Cava and Prosecco are both sparkling wines, but they come from different regions and have distinct characteristics.
1. Origin: Prosecco is produced in the Veneto region of Italy, specifically in the areas of Conegliano and Valdobbiadene. On the other hand, Cava is made in the Penedès region of Catalonia, Spain. The different climates and terroirs of these regions contribute to the unique characteristics of each wine.
2. Grapes: Prosecco is made primarily from the Glera grape, although other local varieties such as Verdiso and Bianchetta Trevigiana can also be used. Cava, on the other hand, is made using a blend of indigenous Spanish grape varieties, including Macabeo, Parellada, and Xarel·lo. These grape varietals give Cava its distinctive flavor profile.
3. Production Method: Another key difference between Prosecco and Cava lies in the production method. Prosecco is typically made using the Charmat method, which involves conducting the second fermentation in large, pressurized tanks. This method helps preserve the wine’s fresh and fruity qualities. In contrast, Cava is made using the traditional method (Méthode Champenoise), where the second fermentation occurs in the bottle, creating more complex flavors and aromas.
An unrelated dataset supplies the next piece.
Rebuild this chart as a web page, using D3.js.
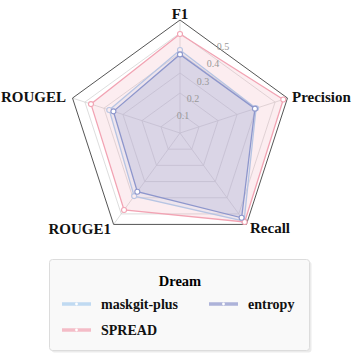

4. Flavor Profile: Prosecco tends to be lighter and more delicate in flavor. It is known for its fresh, crisp, and fruity characteristics. It often exhibits notes of green apple, pear, and white flowers. Prosecco can also have a slight sweetness to it, although there are also dry versions available. Cava, on the other hand, has a more savory and mineral-driven flavor profile. It typically displays citrus notes like lemon and lime, along with hints of pear or quince. Cava is generally drier than Prosecco and has less fruity sweetness.
5. Food Pairing: Due to their different flavor profiles, Prosecco and Cava pair well with different types of food. Prosecco’s lighter and fruitier nature makes it a great choice for brunch, appetizers, or lighter seafood dishes. It also complements fruit-based desserts. Cava’s savory and mineral qualities make it a versatile companion for a wide range of foods, including tapas, shellfish, cured meats, and even richer seafood dishes.
While both Prosecco and Cava are sparkling wines, they have distinct characteristics that set them apart. Prosecco is known for its lightness, freshness, and fruity sweetness, while Cava offers a more savory, mineral-driven flavor profile. Understanding these differences can help you choose the right sparkling wine for your preferences and food pairings.